Aim> In the listing that follows, retype every line from the first through the one containing "import pandas as pd". Pictures are to be left out.

:: Data block ::

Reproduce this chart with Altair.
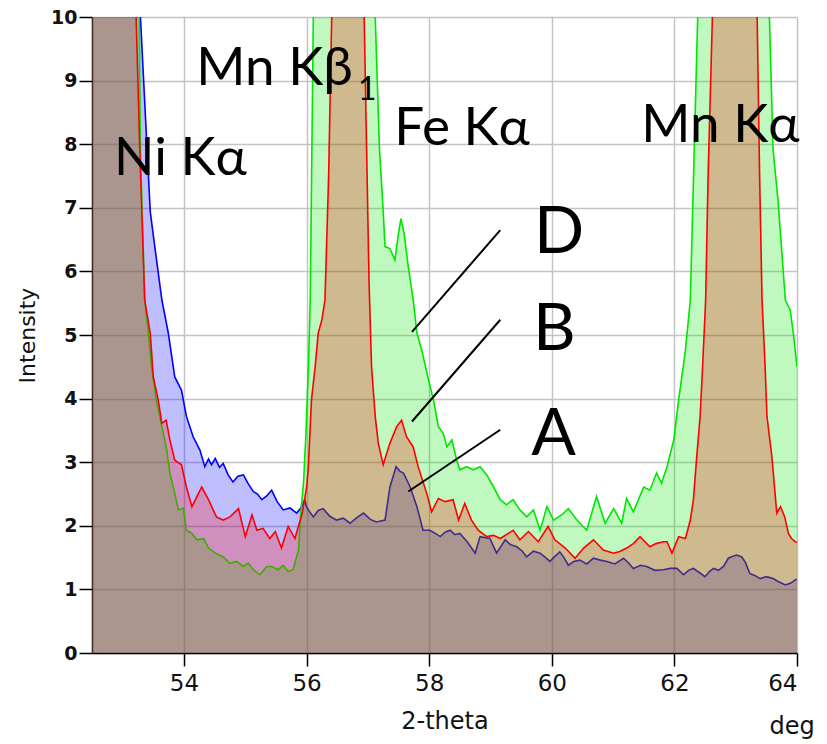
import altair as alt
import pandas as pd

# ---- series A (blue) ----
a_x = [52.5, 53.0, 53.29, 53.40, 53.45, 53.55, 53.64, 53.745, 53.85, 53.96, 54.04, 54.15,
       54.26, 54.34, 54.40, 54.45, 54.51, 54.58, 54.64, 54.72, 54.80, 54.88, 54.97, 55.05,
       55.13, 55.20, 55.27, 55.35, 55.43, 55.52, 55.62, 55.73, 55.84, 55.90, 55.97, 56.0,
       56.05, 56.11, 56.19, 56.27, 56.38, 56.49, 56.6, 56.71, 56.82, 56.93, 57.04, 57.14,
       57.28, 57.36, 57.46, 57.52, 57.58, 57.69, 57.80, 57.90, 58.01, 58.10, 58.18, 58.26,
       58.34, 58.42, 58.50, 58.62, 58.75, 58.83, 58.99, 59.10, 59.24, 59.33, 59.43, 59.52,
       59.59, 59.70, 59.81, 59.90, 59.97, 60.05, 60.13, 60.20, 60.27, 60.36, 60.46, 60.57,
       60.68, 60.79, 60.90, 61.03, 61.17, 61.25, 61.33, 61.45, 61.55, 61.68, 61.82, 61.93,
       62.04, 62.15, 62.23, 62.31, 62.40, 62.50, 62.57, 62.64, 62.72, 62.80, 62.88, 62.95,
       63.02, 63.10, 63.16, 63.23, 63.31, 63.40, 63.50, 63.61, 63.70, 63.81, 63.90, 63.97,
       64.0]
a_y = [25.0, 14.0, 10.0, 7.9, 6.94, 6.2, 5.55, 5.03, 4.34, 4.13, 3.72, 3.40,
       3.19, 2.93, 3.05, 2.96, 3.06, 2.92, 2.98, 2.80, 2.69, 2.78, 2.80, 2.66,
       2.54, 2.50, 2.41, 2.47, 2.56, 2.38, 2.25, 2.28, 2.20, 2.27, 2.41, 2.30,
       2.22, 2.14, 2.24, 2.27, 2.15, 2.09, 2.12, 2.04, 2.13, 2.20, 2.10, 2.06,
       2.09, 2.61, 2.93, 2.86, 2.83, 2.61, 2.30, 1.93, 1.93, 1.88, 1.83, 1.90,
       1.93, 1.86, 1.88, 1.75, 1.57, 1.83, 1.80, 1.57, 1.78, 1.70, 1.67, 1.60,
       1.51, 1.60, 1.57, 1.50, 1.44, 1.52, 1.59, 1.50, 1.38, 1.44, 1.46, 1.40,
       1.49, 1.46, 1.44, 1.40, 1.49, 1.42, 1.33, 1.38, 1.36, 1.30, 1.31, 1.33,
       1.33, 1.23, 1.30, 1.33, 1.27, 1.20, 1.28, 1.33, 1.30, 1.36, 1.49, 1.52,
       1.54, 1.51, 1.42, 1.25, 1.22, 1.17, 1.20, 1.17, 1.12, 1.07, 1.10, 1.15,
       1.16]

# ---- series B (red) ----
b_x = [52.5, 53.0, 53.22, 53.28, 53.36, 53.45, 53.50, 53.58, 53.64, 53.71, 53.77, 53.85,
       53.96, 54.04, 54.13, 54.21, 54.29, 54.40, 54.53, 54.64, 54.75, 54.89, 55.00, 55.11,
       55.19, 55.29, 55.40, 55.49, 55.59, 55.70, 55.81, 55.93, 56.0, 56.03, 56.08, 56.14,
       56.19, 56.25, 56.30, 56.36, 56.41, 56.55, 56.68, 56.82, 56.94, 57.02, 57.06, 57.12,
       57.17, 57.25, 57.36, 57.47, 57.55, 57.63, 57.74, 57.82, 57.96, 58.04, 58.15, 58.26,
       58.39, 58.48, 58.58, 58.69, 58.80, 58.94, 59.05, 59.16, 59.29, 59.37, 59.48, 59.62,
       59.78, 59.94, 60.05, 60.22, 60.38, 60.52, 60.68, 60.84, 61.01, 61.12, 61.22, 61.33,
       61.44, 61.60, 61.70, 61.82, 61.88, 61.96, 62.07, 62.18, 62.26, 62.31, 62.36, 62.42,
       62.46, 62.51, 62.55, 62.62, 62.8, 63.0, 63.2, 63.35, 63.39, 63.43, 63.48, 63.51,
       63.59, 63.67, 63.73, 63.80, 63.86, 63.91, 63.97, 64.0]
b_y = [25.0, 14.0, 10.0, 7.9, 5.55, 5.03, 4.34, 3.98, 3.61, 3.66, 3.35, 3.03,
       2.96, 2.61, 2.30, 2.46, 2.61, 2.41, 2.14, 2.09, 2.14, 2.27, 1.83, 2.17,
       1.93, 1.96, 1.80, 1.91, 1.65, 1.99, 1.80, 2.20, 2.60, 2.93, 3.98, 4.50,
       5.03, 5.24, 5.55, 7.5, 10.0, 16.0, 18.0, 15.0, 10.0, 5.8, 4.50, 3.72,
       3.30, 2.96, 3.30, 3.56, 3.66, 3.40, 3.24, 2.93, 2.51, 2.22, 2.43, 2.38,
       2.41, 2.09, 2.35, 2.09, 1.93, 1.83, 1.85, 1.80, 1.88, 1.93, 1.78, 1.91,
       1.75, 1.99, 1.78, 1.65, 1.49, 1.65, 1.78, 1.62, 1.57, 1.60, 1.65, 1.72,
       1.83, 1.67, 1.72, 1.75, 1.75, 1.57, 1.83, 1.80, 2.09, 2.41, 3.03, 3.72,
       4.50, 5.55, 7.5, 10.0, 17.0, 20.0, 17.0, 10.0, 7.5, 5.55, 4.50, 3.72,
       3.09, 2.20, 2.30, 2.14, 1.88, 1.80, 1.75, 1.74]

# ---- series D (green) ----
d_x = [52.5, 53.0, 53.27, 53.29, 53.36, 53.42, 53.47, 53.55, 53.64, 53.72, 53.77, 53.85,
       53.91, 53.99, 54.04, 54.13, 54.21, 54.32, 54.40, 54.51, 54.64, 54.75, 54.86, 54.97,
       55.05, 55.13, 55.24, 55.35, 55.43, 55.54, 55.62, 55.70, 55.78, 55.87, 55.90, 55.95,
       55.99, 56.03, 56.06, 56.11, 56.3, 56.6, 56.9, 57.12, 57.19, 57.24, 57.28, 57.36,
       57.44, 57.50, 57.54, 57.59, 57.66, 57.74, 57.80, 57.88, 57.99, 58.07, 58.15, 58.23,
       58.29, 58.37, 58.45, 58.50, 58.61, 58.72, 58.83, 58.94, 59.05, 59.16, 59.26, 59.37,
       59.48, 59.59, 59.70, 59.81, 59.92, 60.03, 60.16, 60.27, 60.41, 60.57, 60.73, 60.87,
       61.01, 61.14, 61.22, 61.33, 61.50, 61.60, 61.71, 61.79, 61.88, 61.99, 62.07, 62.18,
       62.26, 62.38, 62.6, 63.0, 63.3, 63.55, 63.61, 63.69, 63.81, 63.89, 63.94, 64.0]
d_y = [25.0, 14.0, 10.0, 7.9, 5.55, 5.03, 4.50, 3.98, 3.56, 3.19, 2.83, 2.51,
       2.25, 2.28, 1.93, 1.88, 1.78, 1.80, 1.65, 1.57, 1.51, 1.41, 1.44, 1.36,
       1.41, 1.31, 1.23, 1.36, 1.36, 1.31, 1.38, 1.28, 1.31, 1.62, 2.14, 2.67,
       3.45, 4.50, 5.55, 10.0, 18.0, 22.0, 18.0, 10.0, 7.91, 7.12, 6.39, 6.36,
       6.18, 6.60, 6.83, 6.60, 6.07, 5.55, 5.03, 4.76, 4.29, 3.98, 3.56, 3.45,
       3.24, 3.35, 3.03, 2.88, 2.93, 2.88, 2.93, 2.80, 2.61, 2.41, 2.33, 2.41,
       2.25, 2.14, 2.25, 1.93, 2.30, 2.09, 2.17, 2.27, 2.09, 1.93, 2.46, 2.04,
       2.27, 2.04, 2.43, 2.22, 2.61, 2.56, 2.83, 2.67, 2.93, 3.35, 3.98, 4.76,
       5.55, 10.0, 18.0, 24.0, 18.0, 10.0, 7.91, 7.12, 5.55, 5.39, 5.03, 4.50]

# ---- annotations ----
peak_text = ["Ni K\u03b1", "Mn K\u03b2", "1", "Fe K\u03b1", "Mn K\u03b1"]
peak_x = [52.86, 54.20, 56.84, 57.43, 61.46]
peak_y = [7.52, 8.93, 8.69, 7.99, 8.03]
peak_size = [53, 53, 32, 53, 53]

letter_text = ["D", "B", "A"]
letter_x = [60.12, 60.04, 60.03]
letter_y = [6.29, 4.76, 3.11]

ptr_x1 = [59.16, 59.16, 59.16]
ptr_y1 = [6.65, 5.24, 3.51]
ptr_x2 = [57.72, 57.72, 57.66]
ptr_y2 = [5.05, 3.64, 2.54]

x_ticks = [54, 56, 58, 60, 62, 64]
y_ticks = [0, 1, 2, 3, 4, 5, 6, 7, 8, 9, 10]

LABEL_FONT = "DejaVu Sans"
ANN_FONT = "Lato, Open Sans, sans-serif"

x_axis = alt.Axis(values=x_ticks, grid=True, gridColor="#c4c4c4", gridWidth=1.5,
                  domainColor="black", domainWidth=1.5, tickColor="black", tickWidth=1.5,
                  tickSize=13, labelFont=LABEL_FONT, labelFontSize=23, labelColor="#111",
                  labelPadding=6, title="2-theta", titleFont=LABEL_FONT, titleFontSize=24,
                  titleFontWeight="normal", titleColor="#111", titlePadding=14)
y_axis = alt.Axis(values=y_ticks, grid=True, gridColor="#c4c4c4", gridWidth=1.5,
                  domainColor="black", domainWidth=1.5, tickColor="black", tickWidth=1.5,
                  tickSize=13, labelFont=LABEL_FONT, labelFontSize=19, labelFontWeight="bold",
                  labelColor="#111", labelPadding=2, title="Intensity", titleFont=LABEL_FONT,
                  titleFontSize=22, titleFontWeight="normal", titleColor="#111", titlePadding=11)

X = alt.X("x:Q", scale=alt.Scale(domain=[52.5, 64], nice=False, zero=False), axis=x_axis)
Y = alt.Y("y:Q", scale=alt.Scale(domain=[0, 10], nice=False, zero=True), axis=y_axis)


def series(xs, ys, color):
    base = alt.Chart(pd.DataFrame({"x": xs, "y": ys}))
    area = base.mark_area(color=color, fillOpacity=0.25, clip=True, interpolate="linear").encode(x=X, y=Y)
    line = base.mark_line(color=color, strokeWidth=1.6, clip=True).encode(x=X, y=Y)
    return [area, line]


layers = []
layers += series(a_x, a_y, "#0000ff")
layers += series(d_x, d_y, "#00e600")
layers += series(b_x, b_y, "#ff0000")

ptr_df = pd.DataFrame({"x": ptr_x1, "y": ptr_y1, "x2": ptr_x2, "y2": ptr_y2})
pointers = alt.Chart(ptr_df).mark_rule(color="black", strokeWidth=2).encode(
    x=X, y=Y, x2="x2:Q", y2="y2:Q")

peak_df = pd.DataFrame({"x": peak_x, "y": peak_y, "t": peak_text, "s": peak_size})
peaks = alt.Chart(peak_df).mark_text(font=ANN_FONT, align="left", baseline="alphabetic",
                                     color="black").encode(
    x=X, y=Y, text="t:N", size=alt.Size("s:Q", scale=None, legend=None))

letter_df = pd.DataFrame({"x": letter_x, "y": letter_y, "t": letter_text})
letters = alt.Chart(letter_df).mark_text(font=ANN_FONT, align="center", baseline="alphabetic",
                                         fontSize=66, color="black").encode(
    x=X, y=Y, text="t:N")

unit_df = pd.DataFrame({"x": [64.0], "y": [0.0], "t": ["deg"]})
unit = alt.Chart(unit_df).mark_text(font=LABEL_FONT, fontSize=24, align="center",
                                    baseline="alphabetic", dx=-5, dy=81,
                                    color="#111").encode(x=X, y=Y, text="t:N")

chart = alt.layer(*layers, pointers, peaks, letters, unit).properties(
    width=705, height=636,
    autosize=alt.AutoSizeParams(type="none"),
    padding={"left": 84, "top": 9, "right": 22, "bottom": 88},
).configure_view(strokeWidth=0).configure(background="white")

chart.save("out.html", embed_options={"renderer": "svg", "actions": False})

:::

Completed exercise>
Reproduce this chart with Altair.
import altair as alt
import pandas as pd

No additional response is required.